I was having dinner with some mutual friends of mine and my ex and they said she's basically lost her mind.

 

She graduated from nursing school in May, and now apparently wants to quit nursing, move out of state and join a band. I don't even know who she is now. She's definately not the girl I fell in love with. I don't know whether i feel sorrier for myself or her at this point. It doesn't make me feel better or worse, just more idiotic.

Posted
So as an update to the situation...

 

I was having dinner with some mutual friends of mine and my ex and they said she's basically lost her mind.

 

She graduated from nursing school in May, and now apparently wants to quit nursing, move out of state and join a band. I don't even know who she is now. She's definately not the girl I fell in love with. I don't know whether i feel sorrier for myself or her at this point. It doesn't make me feel better or worse, just more idiotic.

 

They never are the same person. My Ex hated gadgets and new cell phones etc she was always one that was like all I need my cell phone for is to call people. She was always ragging on me for always being on my iPhone surfing the web, Facebook etc. Now she has a new job I placed her in with mostly male coworkers and is getting a blackberry to do all the stuff she once expressed she hated while with me. She's a follower because they all have one. I have come to realize I did too much for that woman and got nothing in return.

  • Author
Posted

It makes me nervous.
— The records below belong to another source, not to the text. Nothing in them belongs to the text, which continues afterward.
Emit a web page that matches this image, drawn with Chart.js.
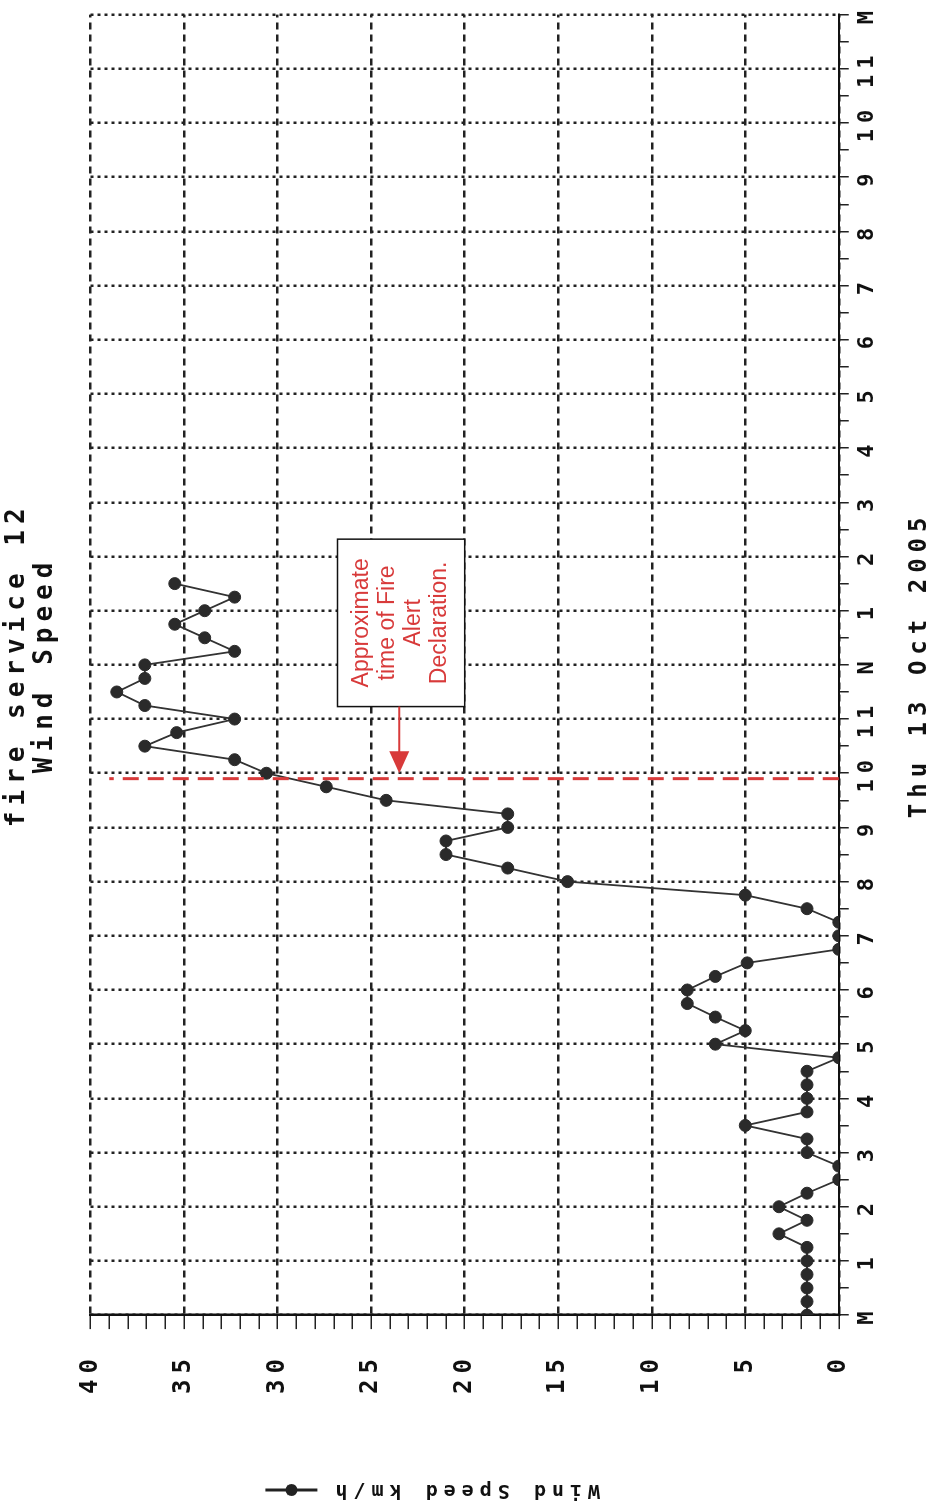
<!DOCTYPE html>
<html><head><meta charset="utf-8">
<script src="https://cdn.jsdelivr.net/npm/chart.js@4"></script>
<style>
html,body{margin:0;padding:0;background:#fff;overflow:hidden;width:935px;height:1512px;}
#wrap{position:absolute;left:0;top:0;width:1512px;height:935px;transform-origin:0 0;transform:translate(0,1512px) rotate(-90deg);}
canvas{display:block;}
</style></head><body>
<div id="wrap"><canvas id="c" width="1512" height="935"></canvas></div>
<script>
// ---- data (hours after midnight, 15-minute readings) ----
const times = [0,0.25,0.5,0.75,1,1.25,1.5,1.75,2,2.25,2.5,2.75,3,3.25,3.5,3.75,4,4.25,4.5,4.75,
  5,5.25,5.5,5.75,6,6.25,6.5,6.75,7,7.25,7.5,7.75,8,8.25,8.5,8.75,9,9.25,9.5,9.75,
  10,10.25,10.5,10.75,11,11.25,11.5,11.75,12,12.25,12.5,12.75,13,13.25,13.5];
const speeds = [1.7,1.7,1.7,1.7,1.7,1.7,3.2,1.7,3.2,1.7,0,0,1.7,1.7,5.0,1.7,1.7,1.7,1.7,0,
  6.6,5.0,6.6,8.1,8.1,6.6,4.9,0,0,0,1.7,5.0,14.5,17.7,21.0,21.0,17.7,17.7,24.2,27.4,
  30.6,32.3,37.1,35.4,32.3,37.1,38.6,37.1,37.1,32.3,33.9,35.5,33.9,32.3,35.5];
const hourLabels = ['M','1','2','3','4','5','6','7','8','9','10','11','N','1','2','3','4','5','6','7','8','9','10','11','M'];
const titleLines = ['fire service 12','Wind Speed'];
const dateLabel = 'Thu 13 Oct 2005';
const seriesName = 'Wind Speed km/h';
const alertTime = 9.9;
const alertNote = ['Approximate','time of Fire','Alert','Declaration.'];

const MONO = '"DejaVu Sans Mono", "Liberation Mono", monospace';
const SPACING = '6px';

const spacingPlugin = {
  id: 'spacing',
  beforeUpdate(chart){ chart.ctx.letterSpacing = SPACING; },
  beforeDraw(chart){ chart.ctx.letterSpacing = SPACING; }
};

const extrasPlugin = {
  id: 'extras',
  afterDraw(chart){
    const {ctx, scales:{x, y}} = chart;
    // legend marker next to y-axis title
    ctx.save();
    ctx.letterSpacing = SPACING;
    ctx.font = 'bold 20px ' + MONO;
    const tw = ctx.measureText(seriesName).width;
    const cy = (chart.chartArea.top + chart.chartArea.bottom) / 2;
    const tStart = cy - tw / 2;
    const cx = y.left + 10 + 12;
    ctx.strokeStyle = '#222'; ctx.lineWidth = 3;
    ctx.beginPath(); ctx.moveTo(cx, tStart - 12); ctx.lineTo(cx, tStart - 64); ctx.stroke();
    ctx.fillStyle = '#222';
    ctx.beginPath(); ctx.arc(cx, tStart - 38, 6, 0, Math.PI * 2); ctx.fill();
    ctx.restore();

    // alert annotation
    ctx.save();
    ctx.letterSpacing = '0px';
    const red = '#d83a3a';
    const xp = x.getPixelForValue(alertTime);
    ctx.strokeStyle = red; ctx.lineWidth = 3; ctx.setLineDash([16, 9]);
    ctx.beginPath(); ctx.moveTo(xp, y.getPixelForValue(0)); ctx.lineTo(xp, y.getPixelForValue(39)); ctx.stroke();
    ctx.setLineDash([]);
    const bx1 = x.getPixelForValue(11.23), bx2 = x.getPixelForValue(14.32);
    const by1 = y.getPixelForValue(26.8), by2 = y.getPixelForValue(20.0);
    ctx.fillStyle = '#fff';
    ctx.fillRect(bx1, by1, bx2 - bx1, by2 - by1);
    ctx.strokeStyle = '#111'; ctx.lineWidth = 1.5;
    ctx.strokeRect(bx1, by1, bx2 - bx1, by2 - by1);
    // arrow
    const ay = y.getPixelForValue(23.5);
    const tip = x.getPixelForValue(10.0);
    ctx.strokeStyle = red; ctx.lineWidth = 2;
    ctx.beginPath(); ctx.moveTo(bx1, ay); ctx.lineTo(tip + 18, ay); ctx.stroke();
    ctx.fillStyle = red;
    ctx.beginPath(); ctx.moveTo(tip, ay); ctx.lineTo(tip + 22, ay - 10); ctx.lineTo(tip + 22, ay + 10); ctx.closePath(); ctx.fill();
    // text
    ctx.font = '23px "Liberation Sans", Arial, sans-serif';
    ctx.textAlign = 'center'; ctx.textBaseline = 'middle';
    const tcx = (bx1 + bx2) / 2, tcy = (by1 + by2) / 2;
    const lh = 26;
    alertNote.forEach((s, i) => {
      ctx.fillText(s, tcx, tcy + (i - (alertNote.length - 1) / 2) * lh);
    });
    ctx.restore();
  }
};

new Chart(document.getElementById('c'), {
  type: 'line',
  data: {
    datasets: [{
      label: seriesName,
      data: times.map((t, i) => ({x: t, y: speeds[i]})),
      borderColor: '#333',
      borderWidth: 1.8,
      pointRadius: 6,
      pointBackgroundColor: '#2a2a2a',
      pointBorderColor: '#2a2a2a',
      pointBorderWidth: 1,
      tension: 0
    }]
  },
  options: {
    responsive: false,
    animation: false,
    devicePixelRatio: 1,
    layout: {padding: {left: 0, right: 8, top: 0, bottom: 0}},
    plugins: {
      legend: {display: false},
      tooltip: {enabled: false},
      title: {
        display: true, text: titleLines, fullSize: false, color: '#111',
        font: {family: MONO, size: 26, weight: 'bold', lineHeight: 1.05},
        padding: {top: 4, bottom: 32}
      }
    },
    scales: {
      x: {
        type: 'linear', min: 0, max: 24,
        border: {display: true, color: '#111', width: 2, dash: [3, 4]},
        grid: {
          color: c => Number.isInteger(c.tick.value) ? '#222' : 'rgba(0,0,0,0)',
          lineWidth: 2.5, tickColor: '#222', tickLength: 10, tickWidth: 1.5
        },
        ticks: {
          stepSize: 0.5, autoSkip: false, maxRotation: 0, minRotation: 0, padding: 5,
          color: '#111', font: {family: MONO, size: 22, weight: 'bold'},
          callback: v => Number.isInteger(v) ? hourLabels[v] : ''
        },
        title: {
          display: true, text: dateLabel, color: '#111',
          font: {family: MONO, size: 24, weight: 'bold'},
          padding: {top: 20, bottom: 1}
        }
      },
      y: {
        min: 0, max: 40,
        border: {display: true, color: '#111', width: 2.5, dash: [7, 5]},
        grid: {
          color: c => (c.tick.value % 5 === 0) ? '#222' : 'rgba(0,0,0,0)',
          lineWidth: 2.5, tickColor: '#222', tickLength: 14, tickWidth: 1.5
        },
        ticks: {
          stepSize: 1, autoSkip: false, padding: 24,
          color: '#111', font: {family: MONO, size: 24, weight: 'bold'},
          callback: v => (v % 5 === 0) ? String(v) : ''
        },
        title: {
          display: true, text: seriesName, color: '#111',
          font: {family: MONO, size: 20, weight: 'bold'},
          padding: {top: 10, bottom: 60}
        }
      }
    }
  },
  plugins: [spacingPlugin, extrasPlugin]
});
</script>
</body></html>
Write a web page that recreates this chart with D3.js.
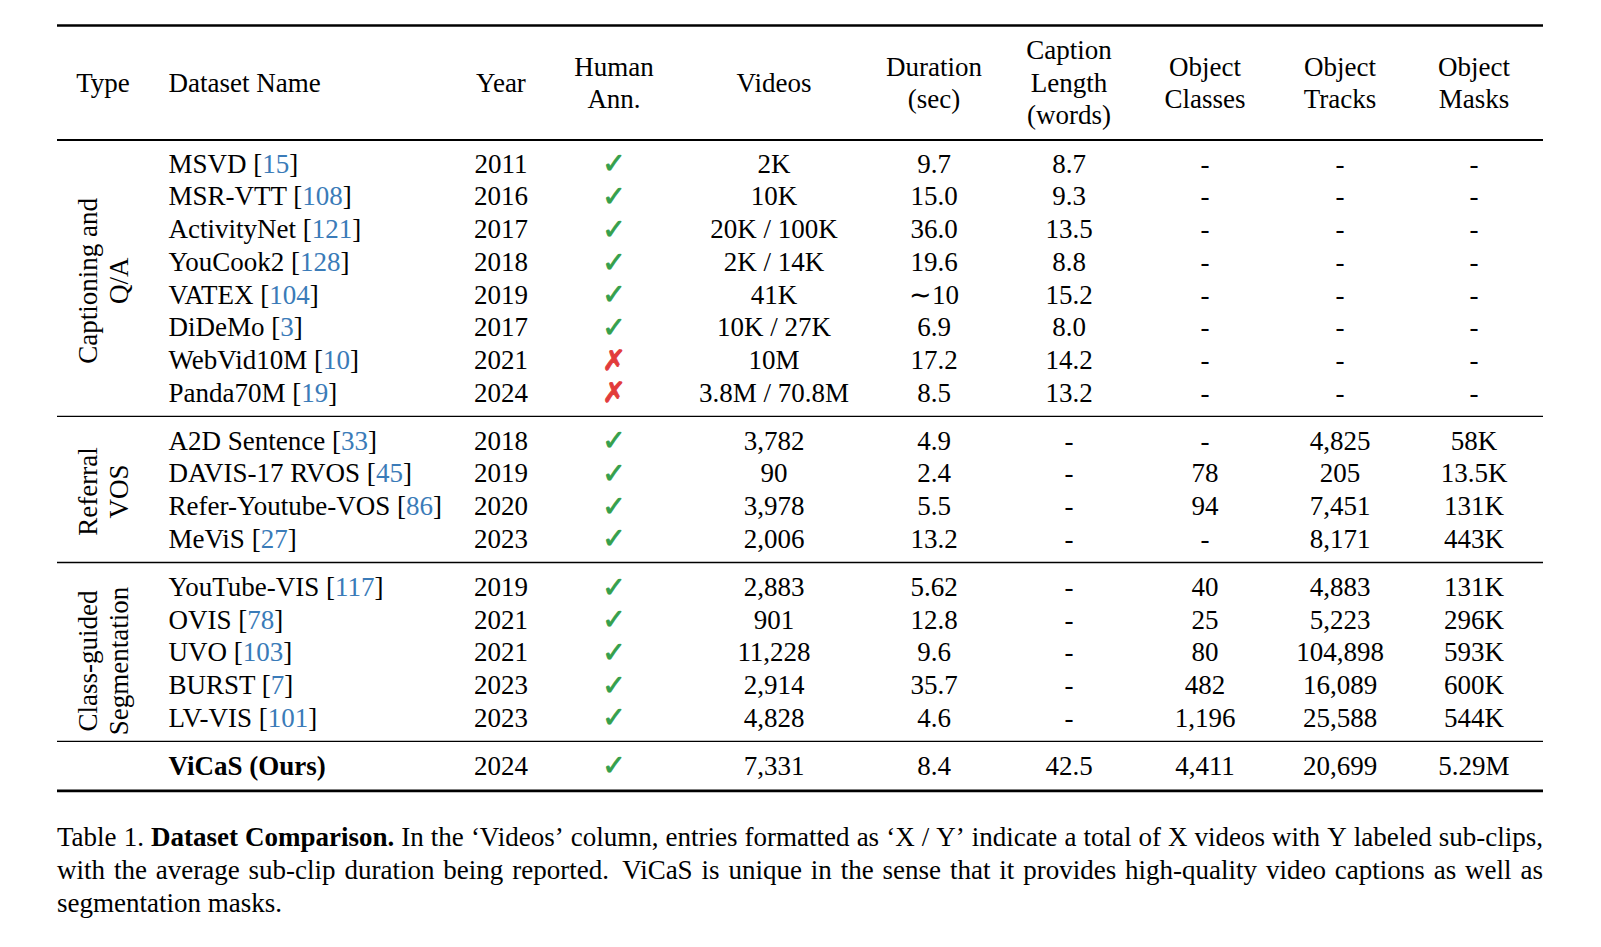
<!DOCTYPE html>
<html><head><meta charset="utf-8">
<script src="https://cdn.jsdelivr.net/npm/d3@7"></script>
<style>html,body{margin:0;padding:0;background:#fff;} svg{display:block;}</style>
</head><body><svg id="chart" width="1601" height="947"></svg>
<script>
// ---------------- data ----------------
const sectionLabels = [["Captioning and", "Q/A"], ["Referral", "VOS"], ["Class-guided", "Segmentation"], []];
const datasetNames = ["MSVD", "MSR-VTT", "ActivityNet", "YouCook2", "VATEX", "DiDeMo", "WebVid10M", "Panda70M",
  "A2D Sentence", "DAVIS-17 RVOS", "Refer-Youtube-VOS", "MeViS",
  "YouTube-VIS", "OVIS", "UVO", "BURST", "LV-VIS", "ViCaS (Ours)"];
const citations = ["15", "108", "121", "128", "104", "3", "10", "19", "33", "45", "86", "27", "117", "78", "103", "7", "101", null];
const sections = [0, 0, 0, 0, 0, 0, 0, 0, 1, 1, 1, 1, 2, 2, 2, 2, 2, 3];
const years = ["2011", "2016", "2017", "2018", "2019", "2017", "2021", "2024", "2018", "2019", "2020", "2023", "2019", "2021", "2021", "2023", "2023", "2024"];
const humanAnn = [true, true, true, true, true, true, false, false, true, true, true, true, true, true, true, true, true, true];
const videos = ["2K", "10K", "20K / 100K", "2K / 14K", "41K", "10K / 27K", "10M", "3.8M / 70.8M", "3,782", "90", "3,978", "2,006", "2,883", "901", "11,228", "2,914", "4,828", "7,331"];
const durations = ["9.7", "15.0", "36.0", "19.6", "\u223C10", "6.9", "17.2", "8.5", "4.9", "2.4", "5.5", "13.2", "5.62", "12.8", "9.6", "35.7", "4.6", "8.4"];
const captionLengths = ["8.7", "9.3", "13.5", "8.8", "15.2", "8.0", "14.2", "13.2", "-", "-", "-", "-", "-", "-", "-", "-", "-", "42.5"];
const objectClasses = ["-", "-", "-", "-", "-", "-", "-", "-", "-", "78", "94", "-", "40", "25", "80", "482", "1,196", "4,411"];
const objectTracks = ["-", "-", "-", "-", "-", "-", "-", "-", "4,825", "205", "7,451", "8,171", "4,883", "5,223", "104,898", "16,089", "25,588", "20,699"];
const objectMasks = ["-", "-", "-", "-", "-", "-", "-", "-", "58K", "13.5K", "131K", "443K", "131K", "296K", "593K", "600K", "544K", "5.29M"];
const headerLabels = [["Type"], ["Dataset Name"], ["Year"], ["Human", "Ann."], ["Videos"], ["Duration", "(sec)"],
  ["Caption", "Length", "(words)"], ["Object", "Classes"], ["Object", "Tracks"], ["Object", "Masks"]];
const captionLines = [
  [{t: "Table 1."}, {t: "Dataset Comparison.", b: true}, {t: "In the \u2018Videos\u2019 column, entries formatted as \u2018X / Y\u2019 indicate a total of X videos with Y labeled sub-clips,"}],
  [{t: "with the average sub-clip duration being reported."}, {t: "\u00A0ViCaS is unique in the sense that it provides high-quality video captions as well as"}],
  [{t: "segmentation masks."}]
];
const captionJustify = [true, true, false];

// ---------------- layout ----------------
const FONT = "'Liberation Serif', 'Times New Roman', serif";
const FS = 27;
const BASE = 9.3; // baseline offset from visual center
const columnKeys = ["type", "name", "year", "human", "videos", "duration", "caption", "classes", "tracks", "masks"];
const xCol = d3.scaleOrdinal().domain(columnKeys).range([103, 168.5, 501, 614, 774, 934, 1069, 1205, 1340, 1474]);
const tableLeft = 57, tableRight = 1543;
const sectionGap = 0.47;
const yRow = d3.scaleLinear().domain([0, 1]).range([163.4, 196.1]);
const vIndex = i => i + sections[i] * sectionGap;
const rowY = i => yRow(vIndex(i));

const svg = d3.select("#chart");
svg.append("rect").attr("width", 1601).attr("height", 947).attr("fill", "#fff");
const g = svg.append("g").attr("font-family", FONT).attr("font-size", FS).attr("fill", "#000");

// rules
const headerCenter = 82.5, headerLineH = 32.5;
const rules = [
  {y: 25.5, w: 2.6},
  {y: 140, w: 1.8}
];
for (let s = 1; s < 4; s++) {
  const last = sections.lastIndexOf(s - 1), first = sections.indexOf(s);
  rules.push({y: (rowY(last) + rowY(first)) / 2, w: 1.4});
}
rules.push({y: rowY(datasetNames.length - 1) + 25.5, w: 2.6});
g.selectAll("line.rule").data(rules).join("line").attr("class", "rule")
  .attr("x1", tableLeft).attr("x2", tableRight)
  .attr("y1", d => d.y).attr("y2", d => d.y)
  .attr("stroke", "#000").attr("stroke-width", d => d.w);

// headers
headerLabels.forEach((lines, ci) => {
  const key = columnKeys[ci];
  const t = g.append("text")
    .attr("text-anchor", key === "name" ? "start" : "middle");
  lines.forEach((ln, li) => {
    const cy = headerCenter + (li - (lines.length - 1) / 2) * headerLineH;
    t.append("tspan").attr("x", xCol(key)).attr("y", cy + BASE).text(ln);
  });
});

// section labels (rotated)
const sectionOffsets = [3, 2, 9, 0];
sectionLabels.forEach((lines, s) => {
  if (!lines.length) return;
  const first = sections.indexOf(s), last = sections.lastIndexOf(s);
  const cy = (rowY(first) + rowY(last)) / 2 + sectionOffsets[s];
  const xs = [88, 119];
  lines.forEach((ln, li) => {
    g.append("text")
      .attr("transform", `translate(${xs[li]},${cy}) rotate(-90)`)
      .attr("text-anchor", "middle")
      .attr("x", 0).attr("y", BASE)
      .text(ln);
  });
});

// rows
const rowsIdx = d3.range(datasetNames.length);
const nameText = g.selectAll("text.name").data(rowsIdx).join("text").attr("class", "name")
  .attr("x", xCol("name")).attr("y", i => rowY(i) + BASE)
  .attr("font-weight", i => citations[i] === null ? "bold" : "normal");
nameText.each(function (i) {
  const t = d3.select(this);
  if (citations[i] === null) { t.text(datasetNames[i]); return; }
  t.append("tspan").text(datasetNames[i] + " [");
  t.append("tspan").attr("fill", "#3a7bb8").text(citations[i]);
  t.append("tspan").text("]");
});

const centered = [
  ["year", years], ["videos", videos], ["duration", durations], ["caption", captionLengths],
  ["classes", objectClasses], ["tracks", objectTracks], ["masks", objectMasks]
];
centered.forEach(([key, arr]) => {
  g.selectAll("text.c-" + key).data(rowsIdx).join("text").attr("class", "c-" + key)
    .attr("text-anchor", "middle")
    .attr("x", xCol(key)).attr("y", i => rowY(i) + BASE)
    .text(i => arr[i]);
});

// human annotation marks
g.selectAll("text.mark").data(rowsIdx).join("text").attr("class", "mark")
  .attr("text-anchor", "middle")
  .attr("font-family", "'DejaVu Sans', sans-serif")
  .attr("font-size", 28)
  .attr("x", xCol("human")).attr("y", i => rowY(i) + 10)
  .attr("fill", i => humanAnn[i] ? "#35a04c" : "#e23b3b")
  .attr("stroke", i => humanAnn[i] ? "#35a04c" : "#e23b3b")
  .attr("stroke-width", 0.9)
  .text(i => humanAnn[i] ? "\u2713" : "\u2717");

// caption (justified)
const capLeft = 57, capRight = 1543;
const capY = [837, 870, 903];
captionLines.forEach((segs, li) => {
  const words = [];
  segs.forEach(s => s.t.split(" ").forEach(w => { if (w.length) words.push({w, b: !!s.b}); }));
  const t = g.append("text").attr("y", capY[li] + BASE);
  const spans = words.map(wd => t.append("tspan").attr("font-weight", wd.b ? "bold" : "normal").text(wd.w.replace("\u00A0", "")));
  const weights = words.map(wd => wd.w.startsWith("\u00A0") ? 1.5 : 1);
  const widths = spans.map(s => s.node().getComputedTextLength());
  const sumW = d3.sum(widths);
  const spaceW = FS * 0.25;
  let gapUnit = spaceW, scale = 1;
  const totalWeight = d3.sum(weights.slice(1));
  if (captionJustify[li]) {
    gapUnit = (capRight - capLeft - sumW) / totalWeight;
    if (gapUnit < 4) { gapUnit = 4; scale = (capRight - capLeft) / (sumW + 4 * totalWeight); }
  }
  let x = capLeft;
  spans.forEach((s, k) => {
    if (k > 0) x += gapUnit * weights[k];
    s.attr("x", x);
    x += widths[k];
  });
  if (scale !== 1) t.attr("transform", `translate(${capLeft},0) scale(${scale},1) translate(${-capLeft},0)`);
});
</script>
</body></html>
Despite how things are, I still care about her and love her... hope she find happiness. But I'm afraid she's going to do something drastic, like when she broke up with me.

 

I know people will say I'm better off without her, and I'm not going to argue that point right now. But I'm also nervous about my future. I had no idea what was really going on with her. She pulled off the act marvelously, and I only saw the side of her she chose to show me. How many more times am I going to have to go through this until I find someone genuine?